Supplied material ->
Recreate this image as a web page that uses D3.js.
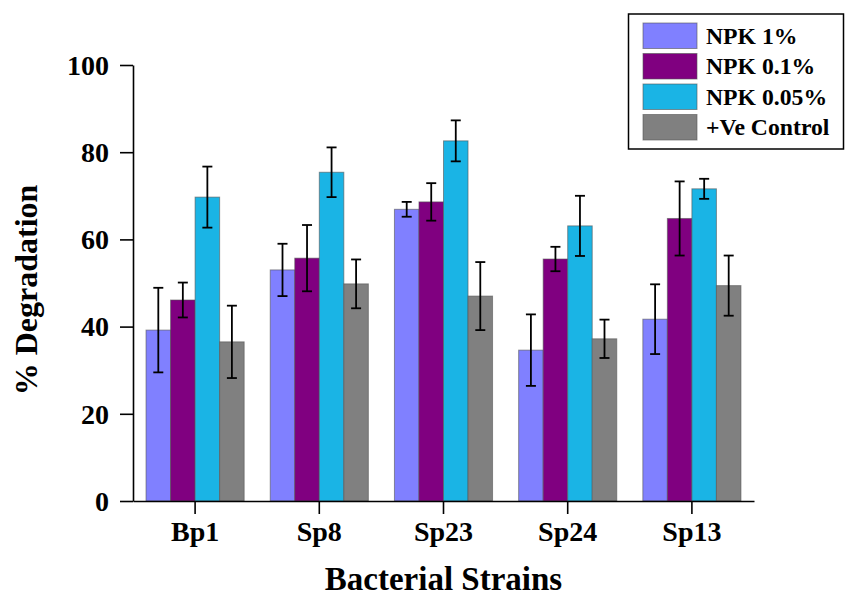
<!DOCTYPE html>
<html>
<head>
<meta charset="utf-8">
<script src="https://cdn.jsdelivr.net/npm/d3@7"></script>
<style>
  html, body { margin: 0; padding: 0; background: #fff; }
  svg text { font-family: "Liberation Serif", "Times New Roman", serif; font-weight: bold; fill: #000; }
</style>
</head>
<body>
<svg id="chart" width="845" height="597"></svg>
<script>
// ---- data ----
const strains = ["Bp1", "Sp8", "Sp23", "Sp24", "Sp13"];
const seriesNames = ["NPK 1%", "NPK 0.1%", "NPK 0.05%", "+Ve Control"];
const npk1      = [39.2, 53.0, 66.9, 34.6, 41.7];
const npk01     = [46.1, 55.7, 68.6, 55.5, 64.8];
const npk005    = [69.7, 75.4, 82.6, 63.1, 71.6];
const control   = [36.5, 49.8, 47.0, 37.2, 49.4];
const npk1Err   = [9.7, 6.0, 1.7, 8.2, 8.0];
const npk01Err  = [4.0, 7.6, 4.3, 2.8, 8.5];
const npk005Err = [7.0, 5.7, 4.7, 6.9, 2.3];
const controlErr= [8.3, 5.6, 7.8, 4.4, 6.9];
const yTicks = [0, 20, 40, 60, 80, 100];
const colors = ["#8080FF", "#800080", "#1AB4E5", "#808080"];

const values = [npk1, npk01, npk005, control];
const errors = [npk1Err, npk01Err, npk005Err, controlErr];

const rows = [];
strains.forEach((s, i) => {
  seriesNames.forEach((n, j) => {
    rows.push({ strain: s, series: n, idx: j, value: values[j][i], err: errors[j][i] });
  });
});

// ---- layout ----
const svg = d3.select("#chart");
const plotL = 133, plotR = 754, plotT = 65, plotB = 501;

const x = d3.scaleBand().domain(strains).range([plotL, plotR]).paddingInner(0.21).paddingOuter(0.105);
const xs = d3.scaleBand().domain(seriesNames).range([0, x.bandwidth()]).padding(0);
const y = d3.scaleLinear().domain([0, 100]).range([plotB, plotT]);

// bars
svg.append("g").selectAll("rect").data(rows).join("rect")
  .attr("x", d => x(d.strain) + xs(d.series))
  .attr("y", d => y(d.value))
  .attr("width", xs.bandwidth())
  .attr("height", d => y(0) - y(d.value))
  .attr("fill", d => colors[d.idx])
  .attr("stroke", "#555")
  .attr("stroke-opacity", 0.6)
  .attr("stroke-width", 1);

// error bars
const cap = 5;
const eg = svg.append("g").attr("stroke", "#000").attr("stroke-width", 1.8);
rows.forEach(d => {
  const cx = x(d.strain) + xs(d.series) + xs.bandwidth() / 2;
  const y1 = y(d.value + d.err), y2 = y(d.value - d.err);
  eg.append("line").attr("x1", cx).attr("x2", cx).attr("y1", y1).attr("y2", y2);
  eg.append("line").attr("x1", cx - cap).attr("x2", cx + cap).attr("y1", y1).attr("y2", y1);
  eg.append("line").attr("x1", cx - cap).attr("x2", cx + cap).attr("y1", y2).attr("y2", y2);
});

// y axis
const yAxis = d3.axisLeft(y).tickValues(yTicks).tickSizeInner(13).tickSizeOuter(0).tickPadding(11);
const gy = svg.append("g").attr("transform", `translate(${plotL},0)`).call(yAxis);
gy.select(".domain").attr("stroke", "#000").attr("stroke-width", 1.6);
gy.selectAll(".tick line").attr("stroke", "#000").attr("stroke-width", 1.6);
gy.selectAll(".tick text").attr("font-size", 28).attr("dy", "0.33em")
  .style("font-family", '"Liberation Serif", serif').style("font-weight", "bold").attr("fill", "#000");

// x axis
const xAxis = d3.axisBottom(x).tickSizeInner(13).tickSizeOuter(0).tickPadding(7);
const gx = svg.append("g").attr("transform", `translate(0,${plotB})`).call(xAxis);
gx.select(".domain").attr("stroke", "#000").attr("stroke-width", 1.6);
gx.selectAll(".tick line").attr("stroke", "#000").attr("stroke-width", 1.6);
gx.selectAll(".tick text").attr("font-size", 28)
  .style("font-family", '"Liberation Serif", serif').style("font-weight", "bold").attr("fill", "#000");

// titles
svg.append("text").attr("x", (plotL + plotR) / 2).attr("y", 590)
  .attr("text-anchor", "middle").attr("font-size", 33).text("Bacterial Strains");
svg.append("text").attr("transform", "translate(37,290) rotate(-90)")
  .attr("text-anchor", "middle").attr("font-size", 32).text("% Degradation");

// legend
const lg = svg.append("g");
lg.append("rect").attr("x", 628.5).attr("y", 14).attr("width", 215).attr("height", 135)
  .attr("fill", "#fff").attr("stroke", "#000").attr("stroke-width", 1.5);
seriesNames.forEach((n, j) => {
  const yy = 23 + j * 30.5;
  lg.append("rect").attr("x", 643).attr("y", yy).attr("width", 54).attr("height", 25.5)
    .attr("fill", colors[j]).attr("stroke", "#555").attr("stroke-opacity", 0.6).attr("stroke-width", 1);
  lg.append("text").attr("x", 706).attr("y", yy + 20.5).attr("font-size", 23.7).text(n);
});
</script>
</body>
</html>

What you need to do ->
Reproduce the material above exactly, first line through the line that contains "const errors = [npk1Err, npk01Err, npk005Err, controlErr];", minus the pictures.

Correct answer ->
Recreate this image as a web page that uses D3.js.
<!DOCTYPE html>
<html>
<head>
<meta charset="utf-8">
<script src="https://cdn.jsdelivr.net/npm/d3@7"></script>
<style>
  html, body { margin: 0; padding: 0; background: #fff; }
  svg text { font-family: "Liberation Serif", "Times New Roman", serif; font-weight: bold; fill: #000; }
</style>
</head>
<body>
<svg id="chart" width="845" height="597"></svg>
<script>
// ---- data ----
const strains = ["Bp1", "Sp8", "Sp23", "Sp24", "Sp13"];
const seriesNames = ["NPK 1%", "NPK 0.1%", "NPK 0.05%", "+Ve Control"];
const npk1      = [39.2, 53.0, 66.9, 34.6, 41.7];
const npk01     = [46.1, 55.7, 68.6, 55.5, 64.8];
const npk005    = [69.7, 75.4, 82.6, 63.1, 71.6];
const control   = [36.5, 49.8, 47.0, 37.2, 49.4];
const npk1Err   = [9.7, 6.0, 1.7, 8.2, 8.0];
const npk01Err  = [4.0, 7.6, 4.3, 2.8, 8.5];
const npk005Err = [7.0, 5.7, 4.7, 6.9, 2.3];
const controlErr= [8.3, 5.6, 7.8, 4.4, 6.9];
const yTicks = [0, 20, 40, 60, 80, 100];
const colors = ["#8080FF", "#800080", "#1AB4E5", "#808080"];

const values = [npk1, npk01, npk005, control];
const errors = [npk1Err, npk01Err, npk005Err, controlErr];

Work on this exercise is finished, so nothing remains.